Riloff and Jones 1999
Citation
Riloff, E. and Jones., R. Learning Dictionaries for Information Extraction by Multi-Level Bootstrapping. Proceedings of the Sixteenth National Conference on Artificial Intelligence (AAAI-99). 1999.
Online Version
Summary
This paper was one of the earliest uses of bootstrapping to expand entity lists given only a few seed instances. It leverages unlabeled data to iteratively find patterns around the seeds, use those patterns to find new entities, and repeat to find more patterns and entities. This exploits redundancy in the unlabeled data, using the repeated presence of patterns to infer entities and vice versa.
Prior to this, most of the work in entity extraction required extensive training data to learn reliable patterns. Lexicons were hand-constructed. This work constructs both patterns and lexicons, using very limited training data, by a mutual bootstrapping procedure over unlabeled data. Candidate patterns generated by a program called AutoSlog are assessed by how many of the seed instances they extract. Top patterns are used to extract new entities, which lead to other patterns becoming highly ranked, etc.

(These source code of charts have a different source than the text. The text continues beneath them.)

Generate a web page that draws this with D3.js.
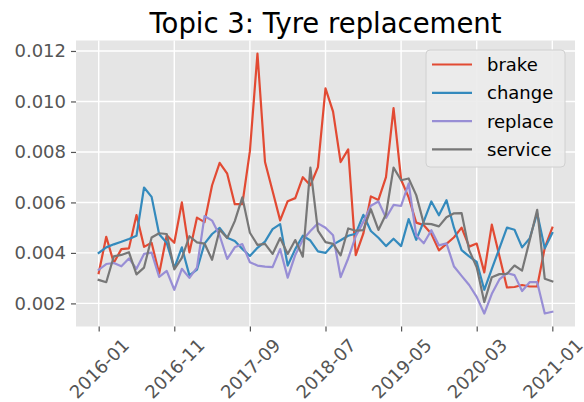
<!DOCTYPE html>
<html>
<head>
<meta charset="utf-8">
<script src="https://cdn.jsdelivr.net/npm/d3@7/dist/d3.min.js"></script>
<style>
  html, body { margin: 0; padding: 0; background: #ffffff; }
  svg { display: block; font-family: "DejaVu Sans", sans-serif; }
  svg text { font-family: "DejaVu Sans", sans-serif; }
</style>
</head>
<body>
<svg id="chart" width="584" height="402"></svg>
<script>
const months = [
  "2016-01","2016-02","2016-03","2016-04","2016-05","2016-06","2016-07","2016-08","2016-09","2016-10","2016-11","2016-12",
  "2017-01","2017-02","2017-03","2017-04","2017-05","2017-06","2017-07","2017-08","2017-09","2017-10","2017-11","2017-12",
  "2018-01","2018-02","2018-03","2018-04","2018-05","2018-06","2018-07","2018-08","2018-09","2018-10","2018-11","2018-12",
  "2019-01","2019-02","2019-03","2019-04","2019-05","2019-06","2019-07","2019-08","2019-09","2019-10","2019-11","2019-12",
  "2020-01","2020-02","2020-03","2020-04","2020-05","2020-06","2020-07","2020-08","2020-09","2020-10","2020-11","2020-12",
  "2021-01"
];

const brake = [
  0.0032, 0.00464, 0.00361, 0.00415, 0.00418, 0.0055, 0.00424, 0.0044, 0.00318, 0.0047, 0.0044,
  0.006, 0.00402, 0.0054, 0.00522, 0.00668, 0.00757, 0.00714, 0.00593, 0.00593, 0.00803,
  0.0119, 0.0076, 0.00645, 0.00529, 0.00605, 0.00617, 0.007, 0.00668, 0.0074, 0.01052,
  0.0096, 0.0076, 0.0081, 0.00391, 0.00476, 0.00624, 0.0061, 0.007, 0.00974, 0.0069,
  0.0062, 0.0052, 0.0051, 0.00476, 0.0041, 0.00436, 0.00462, 0.005, 0.00425, 0.00437,
  0.00323, 0.00512, 0.00388, 0.00263, 0.00265, 0.00273, 0.00267, 0.00267, 0.0042, 0.005
];
const change = [
  0.004, 0.00422, 0.00434, 0.00444, 0.00455, 0.00468, 0.00659, 0.00622, 0.00474, 0.0044, 0.0034,
  0.00422, 0.00311, 0.00334, 0.00437, 0.00475, 0.00499, 0.0046, 0.00447, 0.00416, 0.00388,
  0.0042, 0.00445, 0.00494, 0.00514, 0.0035, 0.00415, 0.00468, 0.00449, 0.00406, 0.004,
  0.00433, 0.0045, 0.00468, 0.00476, 0.00551, 0.00487, 0.0046, 0.00427, 0.00456, 0.00427,
  0.00534, 0.00452, 0.00525, 0.00604, 0.00549, 0.00609, 0.00499, 0.00411, 0.00386, 0.00364,
  0.00254, 0.00337, 0.00418, 0.005, 0.00492, 0.00422, 0.00457, 0.00557, 0.00418, 0.00479
];
const replace = [
  0.00333, 0.00356, 0.0036, 0.00347, 0.00378, 0.00337, 0.00396, 0.00401, 0.00305, 0.00329, 0.00254,
  0.00337, 0.00301, 0.00342, 0.00546, 0.00528, 0.00469, 0.00376, 0.00422, 0.00435, 0.00363,
  0.0035, 0.00346, 0.00344, 0.00415, 0.00302, 0.00392, 0.00452, 0.00487, 0.00517, 0.005,
  0.0047, 0.00304, 0.00378, 0.00466, 0.00523, 0.00587, 0.00604, 0.00539, 0.0059, 0.00586,
  0.00675, 0.00469, 0.00438, 0.0049, 0.0043, 0.00438, 0.00346, 0.00309, 0.00273, 0.00226,
  0.0016, 0.00238, 0.00295, 0.0032, 0.00312, 0.00249, 0.00284, 0.00284, 0.0016, 0.00167
];
const service = [
  0.00293, 0.00284, 0.00386, 0.00392, 0.00403, 0.00315, 0.00342, 0.00461, 0.00478, 0.00475, 0.00335,
  0.0038, 0.00466, 0.00442, 0.00437, 0.00373, 0.00492, 0.00459, 0.00526, 0.0062, 0.0048,
  0.00432, 0.00436, 0.00396, 0.00459, 0.00396, 0.00451, 0.00385, 0.00738, 0.00488, 0.00443,
  0.00436, 0.0039, 0.00497, 0.00488, 0.0049, 0.00573, 0.00491, 0.00553, 0.00738, 0.00688,
  0.00695, 0.00629, 0.00516, 0.00514, 0.00505, 0.00541, 0.00557, 0.00558, 0.00411, 0.00343,
  0.00205, 0.00304, 0.00316, 0.00317, 0.0035, 0.0033, 0.00449, 0.00571, 0.00298, 0.00287
];

const seriesNames = ["brake", "change", "replace", "service"];
const seriesValues = [brake, change, replace, service];
const seriesColors = ["#E24A33", "#348ABD", "#988ED5", "#777777"];
const xTickLabels = ["2016-01","2016-11","2017-09","2018-07","2019-05","2020-03","2021-01"];
const yTickValues = [0.002, 0.004, 0.006, 0.008, 0.010, 0.012];
const titleText = "Topic 3: Tyre replacement";

const FONT = '"DejaVu Sans", sans-serif';
const svg = d3.select("#chart");
const plot = { left: 76, right: 575, top: 40.5, bottom: 326.5 };

const n = months.length;
const xPad = (n - 1) * 0.05;
const x = d3.scaleLinear().domain([-xPad, (n - 1) + xPad]).range([plot.left, plot.right]);

const allVals = seriesValues.flat();
const yMin = d3.min(allVals), yMax = d3.max(allVals);
const yPad = (yMax - yMin) * 0.05;
const y = d3.scaleLinear().domain([yMin - yPad, yMax + yPad]).range([plot.bottom, plot.top]);

// background
svg.append("rect")
  .attr("x", plot.left).attr("y", plot.top)
  .attr("width", plot.right - plot.left).attr("height", plot.bottom - plot.top)
  .attr("fill", "#E5E5E5");

const xTickIdx = xTickLabels.map(l => months.indexOf(l));

// grid
const grid = svg.append("g");
grid.selectAll(".vg").data(xTickIdx).enter().append("line")
  .attr("x1", d => x(d)).attr("x2", d => x(d))
  .attr("y1", plot.top).attr("y2", plot.bottom)
  .attr("stroke", "#ffffff").attr("stroke-width", 1.4);
grid.selectAll(".hg").data(yTickValues).enter().append("line")
  .attr("x1", plot.left).attr("x2", plot.right)
  .attr("y1", d => y(d)).attr("y2", d => y(d))
  .attr("stroke", "#ffffff").attr("stroke-width", 1.4);

// axes
const xAxis = d3.axisBottom(x)
  .tickValues(xTickIdx)
  .tickFormat(d => months[d])
  .tickSize(5).tickPadding(4);
const gx = svg.append("g").attr("transform", `translate(0,${plot.bottom})`).call(xAxis)
  .attr("font-family", FONT).attr("font-size", 18);
gx.select(".domain").remove();
gx.selectAll(".tick line").attr("stroke", "#555555").attr("stroke-width", 1.2);
gx.selectAll(".tick text")
  .attr("fill", "#555555")
  .style("font-family", FONT)
  .style("font-size", "18px")
  .attr("text-anchor", "middle")
  .attr("dominant-baseline", "central")
  .attr("dy", null)
  .attr("y", 0)
  .attr("transform", "translate(0,42) rotate(-45)");

const yAxis = d3.axisLeft(y)
  .tickValues(yTickValues)
  .tickFormat(d3.format(".3f"))
  .tickSize(5).tickPadding(5);
const gy = svg.append("g").attr("transform", `translate(${plot.left},0)`).call(yAxis)
  .attr("font-family", FONT).attr("font-size", 18);
gy.select(".domain").remove();
gy.selectAll(".tick line").attr("stroke", "#555555").attr("stroke-width", 1.2);
gy.selectAll(".tick text")
  .attr("fill", "#555555")
  .style("font-family", FONT)
  .style("font-size", "18px");

// lines
const line = d3.line().x((d, i) => x(i)).y(d => y(d));
const lines = svg.append("g");
seriesValues.forEach((vals, k) => {
  lines.append("path")
    .datum(vals)
    .attr("d", line)
    .attr("fill", "none")
    .attr("stroke", seriesColors[k])
    .attr("stroke-width", 2.2)
    .attr("stroke-linejoin", "round")
    .attr("stroke-linecap", "square");
});

// title
svg.append("text")
  .attr("x", (plot.left + plot.right) / 2)
  .attr("y", 33)
  .attr("text-anchor", "middle")
  .style("font-family", FONT)
  .style("font-size", "27.5px")
  .attr("fill", "#000000")
  .text(titleText);

// legend
const lg = svg.append("g");
lg.append("rect")
  .attr("x", 426).attr("y", 50)
  .attr("width", 139).attr("height", 117)
  .attr("rx", 4).attr("ry", 4)
  .attr("fill", "#EBEBEB").attr("fill-opacity", 0.9)
  .attr("stroke", "#D0D0D0").attr("stroke-width", 1);
seriesNames.forEach((name, k) => {
  const ly = 64.5 + k * 28.3;
  lg.append("line")
    .attr("x1", 432).attr("x2", 472)
    .attr("y1", ly).attr("y2", ly)
    .attr("stroke", seriesColors[k]).attr("stroke-width", 2.2);
  lg.append("text")
    .attr("x", 487).attr("y", ly)
    .attr("dominant-baseline", "central")
    .style("font-family", FONT)
    .style("font-size", "18px")
    .attr("fill", "#000000")
    .text(name);
});
</script>
</body>
</html>
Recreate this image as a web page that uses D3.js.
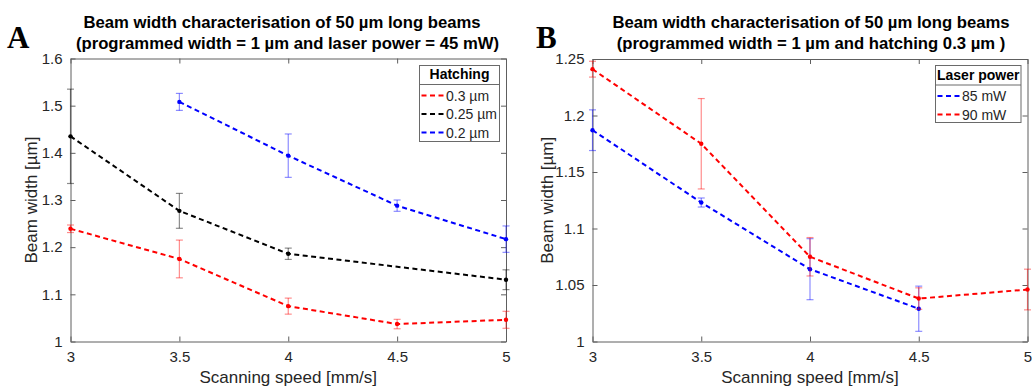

When bootstrapping data like this, there is a risk of the original concept of the list becoming distorted as the membership drifts in the wrong direction. To maintain quality of the expanding lists, two stages of filtering are used. On each iteration of the inner procedure, only the highest scoring pattern is used to infer new entities. However, all entities it is associated with will be added to the list. The new list is used to find more patterns again and again.
To further improve the quality of the sets, there is an outer, meta-bootstrapping procedure. The expanded lists from the inner bootstrap are filtered to only keep the five best instances, as measured by the number of different patterns that extract those instances. These five are added to the seed set, and the entire process starts anew.
The lists created were found to vary significantly depending on the domain on which they were trained. A list for vehicles, when trained on terrorism news articles, expanded to include weapons, as vehicles are often used as weapons in this area.
Related Papers
Hearst, COLING 1992 similarly use patterns between entities of interest to extract facts.
These iterative self-training methods show up repeatedly, such as with Collins and Singer, EMNLP 1999, who use it with co-training, and Brin, WebDb 1998, who uses it with relation extraction from the web.